So I went to mow the lawn. I got about 10 feet, and HannieC showed up all indignant that I hadn't told her I was mowing the lawn. So I shut down and waited for her to put on shoes and her hearing protection. Then she climbed up on the lawn tractor and we began to mow again. I got, quite literally - not exaggerating, about another 25 feet when MaxieC showed up all by himself. Now, he's only 2.5 years old, so I can't mow the lawn with him wandering around unsupervised, so again I shut down. I wander over to MaxieC just as The Mrs. shows up. I expect she'll whisk MaxieC away so that I can "do my thing", but instead she starts lecturing HannieC about going out front without telling her. Then MaxieC wants to ride the tractor, and The Mrs. tells him to climb up on it.

At this point, HannieC has a fit because she's only gone about 25 feet, and it's her turn. She and MaxieC start battling over the hearing protection. I'm thinking about how this fits into me "doing my thing."

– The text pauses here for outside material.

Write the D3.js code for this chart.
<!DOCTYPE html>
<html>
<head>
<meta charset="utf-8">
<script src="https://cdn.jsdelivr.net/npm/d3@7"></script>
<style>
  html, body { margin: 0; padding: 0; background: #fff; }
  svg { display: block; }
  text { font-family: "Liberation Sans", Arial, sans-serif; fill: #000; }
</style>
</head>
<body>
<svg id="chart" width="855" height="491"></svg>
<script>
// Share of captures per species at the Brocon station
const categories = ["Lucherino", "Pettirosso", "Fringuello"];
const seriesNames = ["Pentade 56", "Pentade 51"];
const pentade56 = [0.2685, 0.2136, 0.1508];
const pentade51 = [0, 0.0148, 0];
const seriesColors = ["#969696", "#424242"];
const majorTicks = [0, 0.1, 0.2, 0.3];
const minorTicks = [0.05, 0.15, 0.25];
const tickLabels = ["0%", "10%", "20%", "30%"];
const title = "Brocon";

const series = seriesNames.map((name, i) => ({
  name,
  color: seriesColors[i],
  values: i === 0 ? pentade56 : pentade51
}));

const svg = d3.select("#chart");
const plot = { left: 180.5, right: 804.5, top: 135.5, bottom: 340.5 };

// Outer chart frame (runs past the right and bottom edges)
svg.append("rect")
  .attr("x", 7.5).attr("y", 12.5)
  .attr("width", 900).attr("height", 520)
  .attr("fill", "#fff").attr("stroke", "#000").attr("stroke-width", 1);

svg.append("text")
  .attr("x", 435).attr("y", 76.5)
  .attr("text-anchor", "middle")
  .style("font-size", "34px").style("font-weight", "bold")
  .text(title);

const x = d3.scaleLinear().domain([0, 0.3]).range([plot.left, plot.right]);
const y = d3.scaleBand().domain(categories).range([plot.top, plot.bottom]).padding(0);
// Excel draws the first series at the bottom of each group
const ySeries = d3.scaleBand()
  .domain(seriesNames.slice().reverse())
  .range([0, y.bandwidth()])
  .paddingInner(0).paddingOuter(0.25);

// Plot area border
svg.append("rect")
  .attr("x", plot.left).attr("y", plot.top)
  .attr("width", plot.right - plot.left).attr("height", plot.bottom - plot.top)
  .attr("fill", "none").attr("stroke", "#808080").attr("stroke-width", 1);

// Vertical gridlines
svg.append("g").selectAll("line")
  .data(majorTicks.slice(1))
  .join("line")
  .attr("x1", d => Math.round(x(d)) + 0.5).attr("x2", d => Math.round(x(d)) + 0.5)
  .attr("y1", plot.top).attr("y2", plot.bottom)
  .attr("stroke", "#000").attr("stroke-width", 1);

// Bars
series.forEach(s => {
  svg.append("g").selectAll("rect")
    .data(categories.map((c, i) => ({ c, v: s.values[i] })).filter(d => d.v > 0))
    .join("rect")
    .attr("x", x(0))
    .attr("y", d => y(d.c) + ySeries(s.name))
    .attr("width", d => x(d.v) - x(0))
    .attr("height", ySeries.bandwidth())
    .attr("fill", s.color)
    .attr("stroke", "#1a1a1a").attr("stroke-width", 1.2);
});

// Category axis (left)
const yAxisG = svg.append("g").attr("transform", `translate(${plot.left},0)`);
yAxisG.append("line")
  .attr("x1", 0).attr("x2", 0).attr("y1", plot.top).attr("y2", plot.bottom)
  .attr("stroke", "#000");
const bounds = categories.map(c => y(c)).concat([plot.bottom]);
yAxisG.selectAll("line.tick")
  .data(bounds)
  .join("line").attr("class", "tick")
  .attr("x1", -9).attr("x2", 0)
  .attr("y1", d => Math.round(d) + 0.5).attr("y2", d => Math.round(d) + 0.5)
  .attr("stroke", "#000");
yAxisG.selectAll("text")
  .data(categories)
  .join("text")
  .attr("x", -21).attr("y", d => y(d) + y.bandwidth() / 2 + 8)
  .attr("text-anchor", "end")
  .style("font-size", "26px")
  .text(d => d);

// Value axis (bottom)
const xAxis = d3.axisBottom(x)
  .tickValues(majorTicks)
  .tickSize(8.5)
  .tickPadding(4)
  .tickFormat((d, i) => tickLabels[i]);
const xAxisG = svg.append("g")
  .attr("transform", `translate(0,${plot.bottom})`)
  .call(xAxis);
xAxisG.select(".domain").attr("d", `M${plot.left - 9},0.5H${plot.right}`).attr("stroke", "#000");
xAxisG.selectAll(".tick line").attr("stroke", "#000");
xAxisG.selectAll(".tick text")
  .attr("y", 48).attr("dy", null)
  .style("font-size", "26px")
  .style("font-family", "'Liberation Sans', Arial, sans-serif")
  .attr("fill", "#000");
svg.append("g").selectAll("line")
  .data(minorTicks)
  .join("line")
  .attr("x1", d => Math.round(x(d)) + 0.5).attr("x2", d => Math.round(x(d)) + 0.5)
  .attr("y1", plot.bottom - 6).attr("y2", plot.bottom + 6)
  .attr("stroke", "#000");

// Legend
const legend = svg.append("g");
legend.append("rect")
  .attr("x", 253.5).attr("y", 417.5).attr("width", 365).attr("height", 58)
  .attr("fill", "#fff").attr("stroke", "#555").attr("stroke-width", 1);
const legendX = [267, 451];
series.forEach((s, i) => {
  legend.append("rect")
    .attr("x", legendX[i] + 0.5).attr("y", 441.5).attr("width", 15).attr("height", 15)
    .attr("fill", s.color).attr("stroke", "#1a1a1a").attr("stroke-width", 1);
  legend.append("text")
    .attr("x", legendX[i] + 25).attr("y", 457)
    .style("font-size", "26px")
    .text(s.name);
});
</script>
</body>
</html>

I separate The Childrens, and The Mrs. distracts MaxieC and tricks him into going into the back yard. HannieC and I start up mowing again. It takes a long time, since she insists on driving much of the time, and she only drives in loopy-loops and tries very hard to only go over places she's already been.

I was sitting there today, working the pedals while she drove, and I realized I had the exact same feeling that I used to have when I owned a swimming pool. Those of you with pools may know what I'm talking about here. You get yourself a pool, and you pretty quickly realize that hiring a pool guy to take care of it is for suckers. It's a much, much worse deal than paying someone to mow your lawn, since it costs more and there's a lot less work involved. So, instead, you get yourself one of those "random path" robot vacuums.

Then, you spend half of every Saturday sitting in the backyard with a beer, watching the robot go around. It starts out as pure entertainment, but then you find you start to notice the spots it has missed, and you start to hope for it to hit those spots. Slowly, you get more and more emotionally involved in the spots it missed. You start getting excited when it heads for one. Then, at the last second, it veers off randomly to the side and just misses it. At first, you feel disappointment. Then, as it happens again and again and again, you start to get angry. Eventually, you're fishing the thing out and messing with the directional jet on the back to see if you can get it to hit that spot.

It starts out as fun and ends in frustration. That's what it's like to work the pedals for HannieC as she mows the lawn. She seems to get great pleasure of heading straight for a big patch of unmown lawn, and then veering off at the last second to completely miss it. Eventually, you take over the wheel. Then she gets bored and starts to fidget. Finally, she gives up in disgust and goes inside. Then the fun really starts.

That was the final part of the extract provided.